Ronan Lyons, who is currently studying for a PhD at Oxford University and worked as a commercial economist in Ireland, is broadly supportive of the measures.

“The overall thing about the budget is they say they’re going to take out [$8 billion] but they really made very few reforms [and] there will be three more [similarly] tough budgets to come. However, the growth path Ireland will have now is looking better than it was before the budget,” he says.

Constantin Gurdgiev from Trinity College Dublin is less enthusiastic.

“What they’ve done is effectively cluster-bombed the middle class,” says Dr. Gurdgiev. “There is no thinking or strategy here and it’s destructive in terms of growth in the domestic sector.”

Two unrelated occurrences saw a mild panic spread before the budget announcement. A computer glitch shut down 1,000 Bank of Ireland ATMs, leading some to believe the bank had run out of money. Branches remained open but with “limited” cash withdrawal facilities. Telephone and online banking was also affected and the bank has warned of potential double charging on some accounts.

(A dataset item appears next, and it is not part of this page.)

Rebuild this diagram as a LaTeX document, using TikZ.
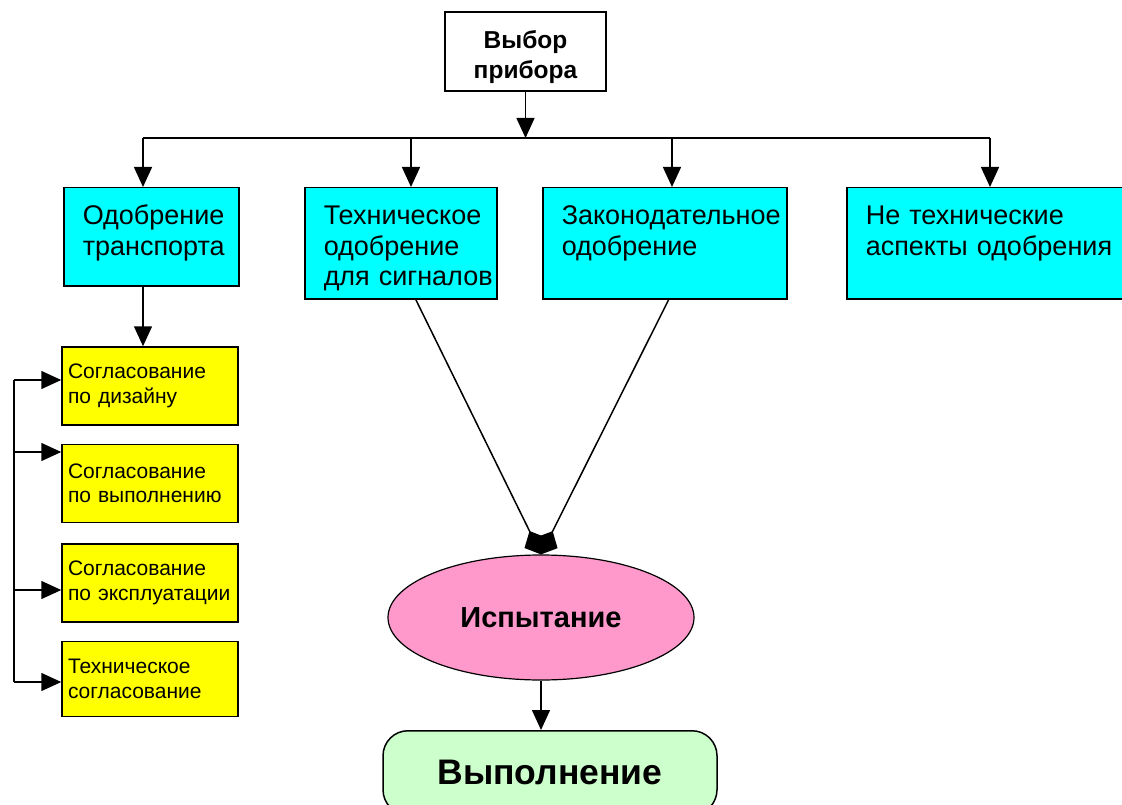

Adding to the sense of doom, Dublin City Council announced it was shutting-off water in the capital for 12 hours from 7 p.m. due to, it claimed, a water shortage caused by people leaving taps running during the past week of freezing weather.

Public anger is running high but has not yet hit fever pitch. A small protest group of around 150 people stood outside the Irish parliament Tuesday and one man was arrested for staging his own protest – he parked a cherry picker outside the building, unveiling an antigovernment message.

There were reports of other small, isolated protests, with participants numbering in the hundreds, in the capital.